A paradise for ramblers from the Charitois country and beyond, the forest of Bertranges is traversed by one of the paths on the Way of St. James, the Voie de Vézelay, and by the GR 654 hiking trail. The Fontaine de la Vache, the valley of Gratte-Chien, the vale of Maupreyonde, whence springs the Mazou that then runs down to the Loire, are just some of the treasures within its territory. One may occasionally encounter the hunt, the Rallye Pique Avant Nivernais founded in 1919. The current master, Philippe de Roüalle, rides to hounds in pursuit of roe and red deer at meets on Tuesday and Saturdays. Because the other king of Bertranges, apart from the oak, is the stag.

 

Published in October 2018, the book The oak in majesty, from forest to wine highlights the concept of forest terroir: a specific soil, aspect, and rainfall, as well as a particular exposure to sunlight, to which should be added the species or variety of tree, the density of plantation, as well as average age, all of which will influence the grain and quality of the wood.
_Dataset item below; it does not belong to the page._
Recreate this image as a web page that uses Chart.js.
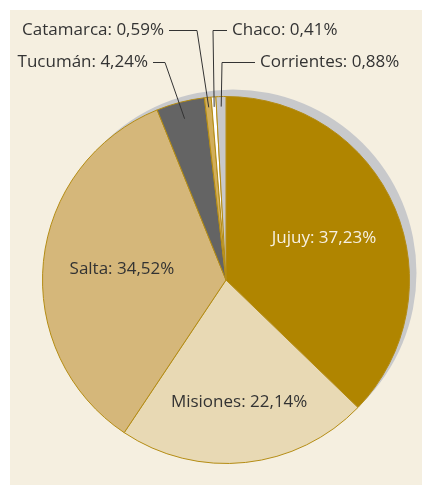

The value of a mature high forest will thus depend on both the terroir and in the way in which it has been “led,” as French winegrowers say, or managed, in the words of the forester.

The book, fully illustrated with photographies, compile, through a gazeteer with a lot of details about geography, mesoclimate and history, a list of twenty-six beautiful oak wood forests, as the national forest of Bertranges.